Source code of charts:
● ● ●

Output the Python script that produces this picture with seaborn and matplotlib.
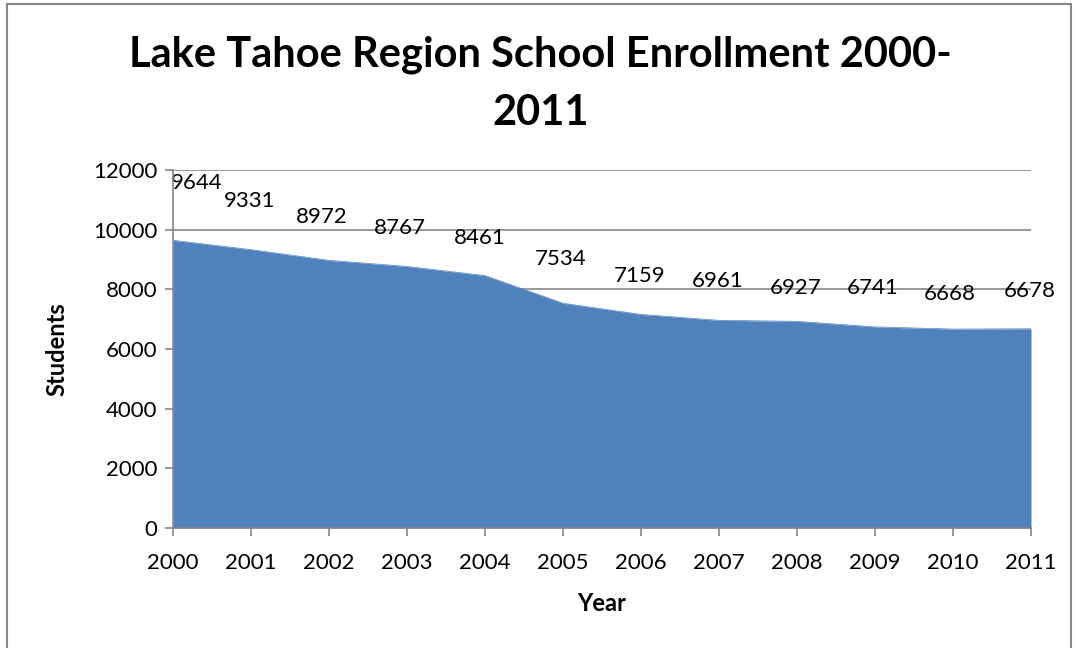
import matplotlib
matplotlib.use("Agg")
import matplotlib.pyplot as plt
import seaborn as sns
import pandas as pd
from matplotlib.patches import Rectangle

years = [2000, 2001, 2002, 2003, 2004, 2005, 2006, 2007, 2008, 2009, 2010, 2011]
students = [9644, 9331, 8972, 8767, 8461, 7534, 7159, 6961, 6927, 6741, 6668, 6678]
y_ticks = [0, 2000, 4000, 6000, 8000, 10000, 12000]

df = pd.DataFrame({"Year": years, "Students": students})

sns.set_style("white")
plt.rcParams["font.family"] = ["Lato", "DejaVu Sans"]
plt.rcParams["text.color"] = "black"

fig = plt.figure(figsize=(10.74, 6.48), dpi=100)
ax = fig.add_axes([173 / 1074, 1 - 528 / 648, (1031 - 173) / 1074, (528 - 170) / 648])

grid_c = "#868686"
for t in y_ticks[1:]:
    ax.axhline(t, color=grid_c, lw=1.2, zorder=1)

ax.fill_between(df["Year"], df["Students"], 0, color="#4F81BD", lw=0, zorder=2)
sns.lineplot(data=df, x="Year", y="Students", ax=ax, color="#4F81BD", lw=0.5, zorder=3)

# value labels above the area (offsets in points)
dy = [41, 35, 31, 28, 27, 32, 28, 28, 24, 28, 25, 27]
dx = [17, -1, -5, -5, -4, -2, -1, -1, -1, -2, -2, -1]
for x, v, oy, ox in zip(years, students, dy, dx):
    ax.annotate(str(v), (x, v), xytext=(ox, oy), textcoords="offset points",
                ha="center", va="center", fontsize=16, color="black", zorder=4)

ax.set_xlim(years[0], years[-1])
ax.set_ylim(0, 12000)
ax.set_xticks(years)
ax.set_yticks(y_ticks)
ax.set_xticklabels([str(y) for y in years])
ax.set_yticklabels([str(t) for t in y_ticks])
ax.tick_params(axis="both", labelsize=16, colors=grid_c, labelcolor="black",
               length=6, width=1.2, direction="out", left=True, bottom=True)
ax.tick_params(axis="x", pad=12)
ax.tick_params(axis="y", pad=5)
for s in ["top", "right"]:
    ax.spines[s].set_visible(False)
for s in ["left", "bottom"]:
    ax.spines[s].set_color(grid_c)
    ax.spines[s].set_linewidth(1.2)
    ax.spines[s].set_zorder(5)

ax.set_xlabel("Year", fontsize=17, fontweight="bold", labelpad=14, color="black")
ax.set_ylabel("Students", fontsize=17, fontweight="bold", labelpad=18, color="black")

fig.text(0.503, 1 - 67 / 648, "Lake Tahoe Region School Enrollment 2000-",
         ha="center", va="baseline", fontsize=30, fontweight="bold", color="black")
fig.text(0.503, 1 - 125 / 648, "2011",
         ha="center", va="baseline", fontsize=30, fontweight="bold", color="black")

fig.patches.append(Rectangle((7 / 1074, -0.01), (1071 - 7) / 1074, 1 - 4 / 648 + 0.01,
                             transform=fig.transFigure, fill=False,
                             edgecolor="#868686", lw=1.5))

fig.savefig("out.png", dpi=100)
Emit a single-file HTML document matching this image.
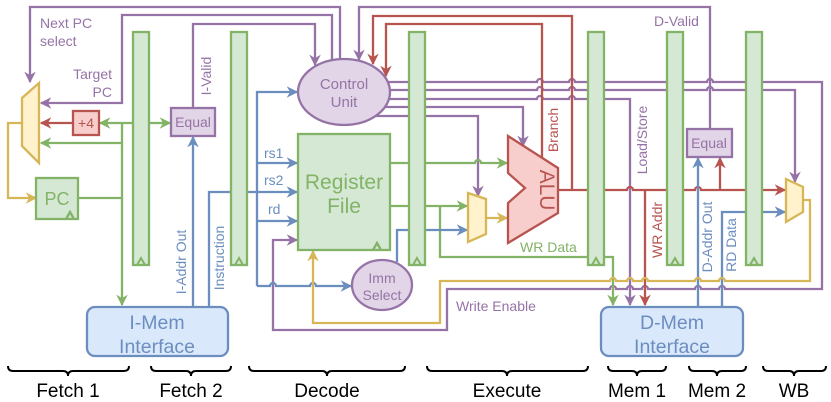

● ● ●

**EXERCISE TASK**. Copy out each line word for word, please, skipping the images.

**WRITTEN ANSWER**.
Output the Python script that produces this picture with seaborn and matplotlib.
import matplotlib
matplotlib.use("Agg")
import matplotlib.pyplot as plt
import seaborn as sns
import pandas as pd
from matplotlib.patches import Rectangle

years = [2000, 2001, 2002, 2003, 2004, 2005, 2006, 2007, 2008, 2009, 2010, 2011]
students = [9644, 9331, 8972, 8767, 8461, 7534, 7159, 6961, 6927, 6741, 6668, 6678]
y_ticks = [0, 2000, 4000, 6000, 8000, 10000, 12000]

df = pd.DataFrame({"Year": years, "Students": students})

sns.set_style("white")
plt.rcParams["font.family"] = ["Lato", "DejaVu Sans"]
plt.rcParams["text.color"] = "black"

fig = plt.figure(figsize=(10.74, 6.48), dpi=100)
ax = fig.add_axes([173 / 1074, 1 - 528 / 648, (1031 - 173) / 1074, (528 - 170) / 648])

grid_c = "#868686"
for t in y_ticks[1:]:
    ax.axhline(t, color=grid_c, lw=1.2, zorder=1)

ax.fill_between(df["Year"], df["Students"], 0, color="#4F81BD", lw=0, zorder=2)
sns.lineplot(data=df, x="Year", y="Students", ax=ax, color="#4F81BD", lw=0.5, zorder=3)

# value labels above the area (offsets in points)
dy = [41, 35, 31, 28, 27, 32, 28, 28, 24, 28, 25, 27]
dx = [17, -1, -5, -5, -4, -2, -1, -1, -1, -2, -2, -1]
for x, v, oy, ox in zip(years, students, dy, dx):
    ax.annotate(str(v), (x, v), xytext=(ox, oy), textcoords="offset points",
                ha="center", va="center", fontsize=16, color="black", zorder=4)

ax.set_xlim(years[0], years[-1])
ax.set_ylim(0, 12000)
ax.set_xticks(years)
ax.set_yticks(y_ticks)
ax.set_xticklabels([str(y) for y in years])
ax.set_yticklabels([str(t) for t in y_ticks])
ax.tick_params(axis="both", labelsize=16, colors=grid_c, labelcolor="black",
               length=6, width=1.2, direction="out", left=True, bottom=True)
ax.tick_params(axis="x", pad=12)
ax.tick_params(axis="y", pad=5)
for s in ["top", "right"]:
    ax.spines[s].set_visible(False)
for s in ["left", "bottom"]:
    ax.spines[s].set_color(grid_c)
    ax.spines[s].set_linewidth(1.2)
    ax.spines[s].set_zorder(5)

ax.set_xlabel("Year", fontsize=17, fontweight="bold", labelpad=14, color="black")
ax.set_ylabel("Students", fontsize=17, fontweight="bold", labelpad=18, color="black")

fig.text(0.503, 1 - 67 / 648, "Lake Tahoe Region School Enrollment 2000-",
         ha="center", va="baseline", fontsize=30, fontweight="bold", color="black")
fig.text(0.503, 1 - 125 / 648, "2011",
         ha="center", va="baseline", fontsize=30, fontweight="bold", color="black")

fig.patches.append(Rectangle((7 / 1074, -0.01), (1071 - 7) / 1074, 1 - 4 / 648 + 0.01,
                             transform=fig.transFigure, fill=False,
                             edgecolor="#868686", lw=1.5))

fig.savefig("out.png", dpi=100)
Emit a single-file HTML document matching this image.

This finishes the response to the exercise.